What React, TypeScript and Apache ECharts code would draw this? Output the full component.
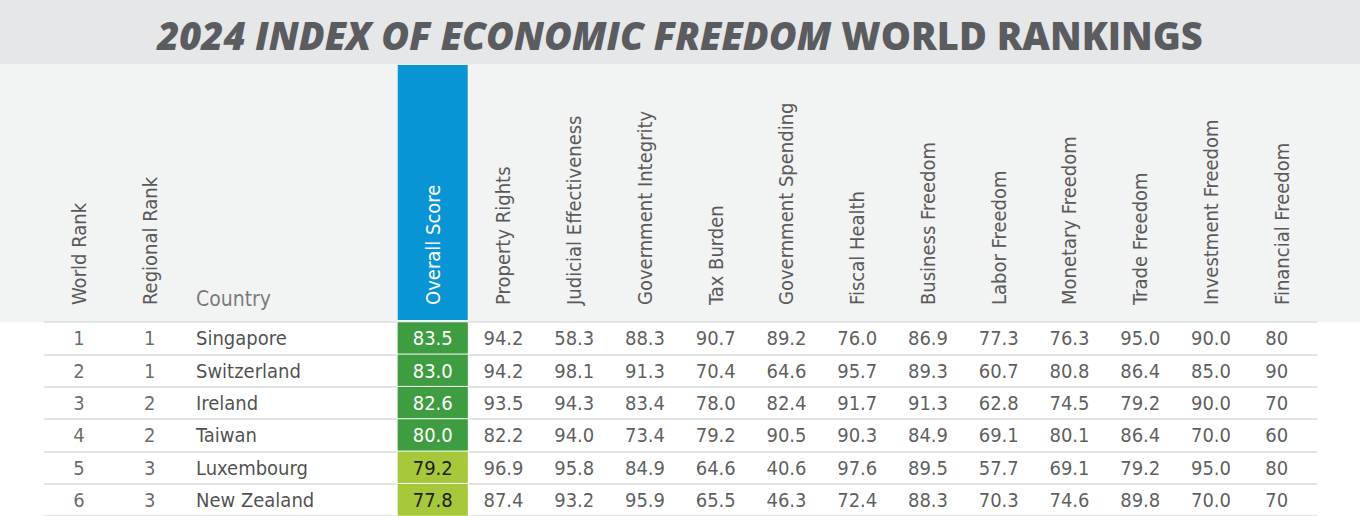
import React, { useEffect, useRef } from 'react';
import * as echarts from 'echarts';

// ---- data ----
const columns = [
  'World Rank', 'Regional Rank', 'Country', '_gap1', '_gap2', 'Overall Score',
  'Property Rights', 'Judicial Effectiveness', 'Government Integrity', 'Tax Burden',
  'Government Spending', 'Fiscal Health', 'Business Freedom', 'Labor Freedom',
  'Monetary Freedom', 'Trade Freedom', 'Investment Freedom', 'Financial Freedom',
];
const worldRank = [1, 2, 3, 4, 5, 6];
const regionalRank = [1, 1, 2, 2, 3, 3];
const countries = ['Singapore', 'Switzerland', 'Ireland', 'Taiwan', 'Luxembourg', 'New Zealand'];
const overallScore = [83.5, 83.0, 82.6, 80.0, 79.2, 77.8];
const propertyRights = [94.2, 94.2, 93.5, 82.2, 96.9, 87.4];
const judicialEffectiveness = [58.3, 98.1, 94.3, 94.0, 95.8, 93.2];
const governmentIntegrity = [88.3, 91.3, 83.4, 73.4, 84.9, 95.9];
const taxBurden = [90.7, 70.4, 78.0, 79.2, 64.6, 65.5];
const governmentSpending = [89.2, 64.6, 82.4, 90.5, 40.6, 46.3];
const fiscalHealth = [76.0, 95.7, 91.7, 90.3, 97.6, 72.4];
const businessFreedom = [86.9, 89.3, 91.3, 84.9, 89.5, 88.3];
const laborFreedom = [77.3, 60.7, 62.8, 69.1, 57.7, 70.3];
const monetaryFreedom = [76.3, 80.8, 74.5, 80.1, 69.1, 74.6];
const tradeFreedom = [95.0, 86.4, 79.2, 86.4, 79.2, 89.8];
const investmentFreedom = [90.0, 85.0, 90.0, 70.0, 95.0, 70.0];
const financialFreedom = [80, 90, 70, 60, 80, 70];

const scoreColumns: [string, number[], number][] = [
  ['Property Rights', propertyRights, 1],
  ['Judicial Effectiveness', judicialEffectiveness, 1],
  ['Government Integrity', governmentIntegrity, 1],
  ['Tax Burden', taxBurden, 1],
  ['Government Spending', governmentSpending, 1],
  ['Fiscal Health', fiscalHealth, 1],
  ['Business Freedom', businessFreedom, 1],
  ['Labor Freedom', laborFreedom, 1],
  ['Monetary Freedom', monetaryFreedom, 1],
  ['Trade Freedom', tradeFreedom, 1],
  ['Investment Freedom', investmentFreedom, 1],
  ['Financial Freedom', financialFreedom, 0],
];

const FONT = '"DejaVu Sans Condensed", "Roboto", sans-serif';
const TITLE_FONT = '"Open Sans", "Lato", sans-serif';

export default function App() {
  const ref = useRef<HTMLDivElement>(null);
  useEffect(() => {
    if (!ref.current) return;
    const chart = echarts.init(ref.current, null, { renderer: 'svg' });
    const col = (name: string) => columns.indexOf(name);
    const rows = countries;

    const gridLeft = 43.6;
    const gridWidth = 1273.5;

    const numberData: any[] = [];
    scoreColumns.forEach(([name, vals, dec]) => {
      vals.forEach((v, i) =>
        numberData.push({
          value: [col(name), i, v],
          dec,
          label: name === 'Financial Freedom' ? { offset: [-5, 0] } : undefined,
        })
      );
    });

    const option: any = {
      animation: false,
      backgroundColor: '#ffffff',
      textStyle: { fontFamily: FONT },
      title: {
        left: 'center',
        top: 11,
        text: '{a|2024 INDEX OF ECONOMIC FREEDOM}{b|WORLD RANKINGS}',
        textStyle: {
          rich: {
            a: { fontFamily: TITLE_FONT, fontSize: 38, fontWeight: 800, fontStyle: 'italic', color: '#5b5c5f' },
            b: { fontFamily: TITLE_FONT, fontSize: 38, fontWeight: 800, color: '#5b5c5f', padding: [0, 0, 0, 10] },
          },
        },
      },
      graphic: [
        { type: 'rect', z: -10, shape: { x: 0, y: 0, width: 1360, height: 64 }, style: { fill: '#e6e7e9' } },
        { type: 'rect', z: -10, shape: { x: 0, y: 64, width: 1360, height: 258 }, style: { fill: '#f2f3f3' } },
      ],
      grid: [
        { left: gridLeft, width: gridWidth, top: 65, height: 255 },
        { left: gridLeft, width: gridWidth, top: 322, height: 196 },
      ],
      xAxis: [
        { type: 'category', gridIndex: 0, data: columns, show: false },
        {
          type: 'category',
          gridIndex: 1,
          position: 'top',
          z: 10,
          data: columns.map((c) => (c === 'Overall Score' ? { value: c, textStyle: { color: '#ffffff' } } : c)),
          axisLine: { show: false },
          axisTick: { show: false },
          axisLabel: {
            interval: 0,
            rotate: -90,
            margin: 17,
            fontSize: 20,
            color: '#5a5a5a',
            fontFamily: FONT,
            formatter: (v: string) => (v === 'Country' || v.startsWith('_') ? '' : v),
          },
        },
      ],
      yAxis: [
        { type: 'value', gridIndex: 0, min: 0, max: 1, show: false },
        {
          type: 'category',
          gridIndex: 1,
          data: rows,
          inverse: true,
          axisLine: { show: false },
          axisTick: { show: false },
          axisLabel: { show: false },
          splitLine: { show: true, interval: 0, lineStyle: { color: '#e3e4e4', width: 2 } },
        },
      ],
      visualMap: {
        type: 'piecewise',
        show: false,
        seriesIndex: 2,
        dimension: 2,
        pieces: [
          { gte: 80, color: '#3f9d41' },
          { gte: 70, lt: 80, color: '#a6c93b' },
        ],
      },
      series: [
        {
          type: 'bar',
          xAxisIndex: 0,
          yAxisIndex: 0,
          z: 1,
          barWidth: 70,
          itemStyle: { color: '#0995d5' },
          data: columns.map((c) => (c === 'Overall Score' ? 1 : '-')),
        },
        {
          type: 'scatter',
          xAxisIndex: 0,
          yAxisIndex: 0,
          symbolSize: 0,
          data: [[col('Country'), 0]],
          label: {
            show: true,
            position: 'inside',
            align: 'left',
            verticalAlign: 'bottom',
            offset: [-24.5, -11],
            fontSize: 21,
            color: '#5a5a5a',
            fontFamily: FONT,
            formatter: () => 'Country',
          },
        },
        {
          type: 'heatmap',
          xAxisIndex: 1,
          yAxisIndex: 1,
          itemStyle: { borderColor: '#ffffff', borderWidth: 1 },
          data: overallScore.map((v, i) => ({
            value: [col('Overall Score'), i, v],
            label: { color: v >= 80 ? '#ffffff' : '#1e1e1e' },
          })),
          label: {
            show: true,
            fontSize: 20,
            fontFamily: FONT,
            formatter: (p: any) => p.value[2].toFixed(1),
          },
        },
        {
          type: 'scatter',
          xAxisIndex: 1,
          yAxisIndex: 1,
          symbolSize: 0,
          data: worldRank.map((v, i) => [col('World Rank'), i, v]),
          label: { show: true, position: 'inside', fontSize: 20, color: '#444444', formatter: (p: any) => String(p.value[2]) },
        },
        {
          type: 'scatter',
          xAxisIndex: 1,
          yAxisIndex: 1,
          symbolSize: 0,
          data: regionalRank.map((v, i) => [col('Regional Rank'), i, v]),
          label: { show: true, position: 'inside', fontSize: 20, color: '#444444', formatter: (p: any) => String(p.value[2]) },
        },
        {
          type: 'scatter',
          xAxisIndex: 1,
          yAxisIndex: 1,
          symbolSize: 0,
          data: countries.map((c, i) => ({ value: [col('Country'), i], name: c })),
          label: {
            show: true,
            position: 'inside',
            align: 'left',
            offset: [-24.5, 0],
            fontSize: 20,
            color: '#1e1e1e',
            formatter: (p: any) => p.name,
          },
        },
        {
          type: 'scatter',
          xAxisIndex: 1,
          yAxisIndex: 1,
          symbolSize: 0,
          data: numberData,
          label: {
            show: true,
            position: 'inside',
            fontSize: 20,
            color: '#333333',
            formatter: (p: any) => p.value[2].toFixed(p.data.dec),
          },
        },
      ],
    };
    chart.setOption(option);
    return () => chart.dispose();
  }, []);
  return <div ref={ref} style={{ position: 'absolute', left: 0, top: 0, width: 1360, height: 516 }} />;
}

_Task details_
Omitting all pictures, restate exactly the lines of the material from its start through the line that contains "import * as echarts from 'echarts';".

_The output_
What React, TypeScript and Apache ECharts code would draw this? Output the full component.
import React, { useEffect, useRef } from 'react';
import * as echarts from 'echarts';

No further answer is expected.